The set’s resemblance to a church sanctuary is no accident, as the strategically crafted elements directly reflect the religious overtones of the song’s lyrics. Timberlake commands the center of the room, addressing the audience as a man who yearns to be set free by just one thing: love. Yet, the passionate love Timberlake evokes is not the love of God, but rather that of a romantic partner. As the choir lifts their hands in an act of petition to some higher power, Timberlake sings:

Somethin' about
How we break all of the rules
Make a sinner feel so blessed
You take all of my wrongs
Move right along, take mе and fix my mess
Get me up whеn I'm low, hand on my soul
Like you see right inside
I come out a new man
No blood on my hands.

On “Sanctified,” the first release from Timberlake's forthcoming album, Everything I Thought I Was, there is a language which could nearly pass for an alternative version of a biblical psalm: rapturous wonder at a being with the power to lift one from the depths of sin and heartache, the declaration that the heart is not hidden but seen by a loving, forgiving presence, and the receiving of a new, purified life.

Only Timberlake’s savior, the one who holds the key to his freedom, is the “sanctifying” nature of a sexual partner, one with the power to erase his mistakes of the past:

Rid me of my sins
Take and forgive them
Make me a new man
And I'm sanctified

What we see in Timberlake’s song is an age-old adage not only from pop stars, but nearly every fictional iteration of fantastical romance: the transformational power of true love.

What we see in Timberlake’s song is an age-old adage from pop stars.

We can assume by the way Timberlake speaks of his past—as a sinner in need of redemption—that his romantic history may be full of missteps. As he exalts this new lover, Timberlake describes the relationship as one with the power to usher him into the kind of transformational love he desires. But who is the figure who can enact such a profound change? In the idealized version of romantic love so often found in the music of pop stars, we can assume this person is “the one”—someone who will provide a relationship so different from any previous lover that they hold the power to eliminate romantic disappointment and usher one into all-encompassing fulfillment. The belief in this lover is also the belief that the “right” love—or the right sexual partner—is a purifying force, able to enact a sort of baptism upon its participants which renders both people capable and worthy of such a profound love.

It would be easy to write off Timberlake’s song as a misguided fantasy about what love (or lust) can accomplish. It’s not hard to see that what he proclaims about the purifying nature of romantic love clashes with reality. As imperfect, sinful people join together to create an imperfect relationship, romantic love rarely offers a perpetual sense of fulfillment. And yet, Timberlake manages to touch upon an experience often shared by both Christians and non-Christians alike: the longing for a romantic relationship to “heal” us, or to make new that within ourselves which feels broken or unworthy.

Timberlake is certainly not the first pop star to equate spirituality with sexuality.

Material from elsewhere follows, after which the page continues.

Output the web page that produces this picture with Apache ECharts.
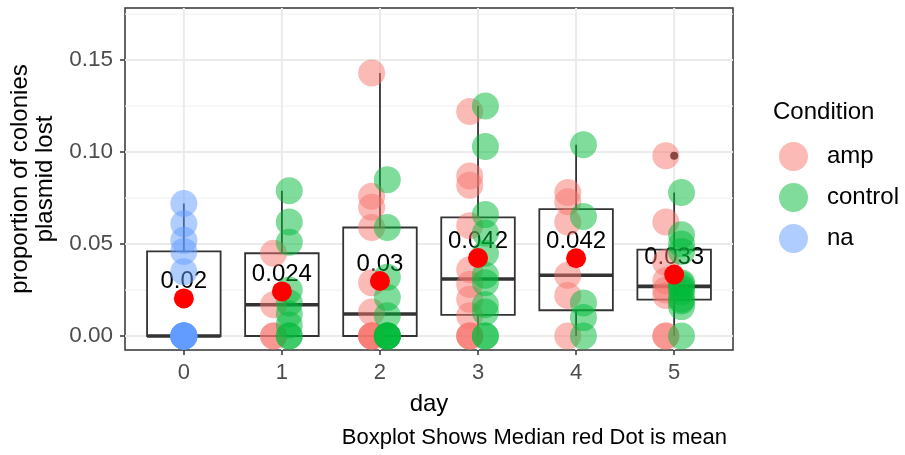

One of the most prominent examples is Madonna’s iconic “Like a Virgin,” in which Madonna describes being “lost, beat, incomplete” until she found a lover who made her feel “shiny and new”—purified to the point of once more being rendered virginal (an obvious association with the holy iconography of the Virgin Mary). A more recent example is Lil Nas X’s music video for “Montero (Call Me By Your Name),” which depicts the artist first in a version of the Garden of Eden before (willfully) descending into Hell, where he finds the fullness of his sexuality in a relationship with the devil (perhaps attempting to correlate sex with something unholy and therefore more satisfying in its forbidden nature).

Despite its idolization of romantic and sexual love, Christians can certainly resonate with a song like “Sanctified” because it captures one of the proverbial cruxes of the Christian life: the need to recognize our own proclivity to seek belonging, fulfillment, and healing outside of a relationship with Christ. And yet, the great miracle of the gospel is that this desire to be transformed by love is readily available; it is not a far-off hope or idealized fantasy. When the Apostle Paul urges believers to be rooted and established in love, he draws upon the knowledge and truth that God’s love is so great that it produces within all who receive it a fullness; a love that takes up so much room it transforms our very beings and equips us to take up the kind of persistent faith that ensures we lack nothing. It is not that the desire for romantic or sexual love is inherently sinful, as Scripture consistently celebrates this kind of unifying relationship. Rather, the call of the Christian life is to know that only God can offer the kind of unending belonging we seek. It is in this love we find ourselves made whole.

I get down on my knees every night and I pray for you
Don't you see you're my savior? I'm made for you.

The longing to be transformed and saved by love is one of the most painful and wondrous conditions of the human experience. For Christians, the ability to experience such a love free from constraint or flaw is a knowledge that surpasses understanding. Yet, its sanctifying nature equips us to approach our real-world relationships with humble expectation, knowing our true fulfillment comes from God’s everlasting love.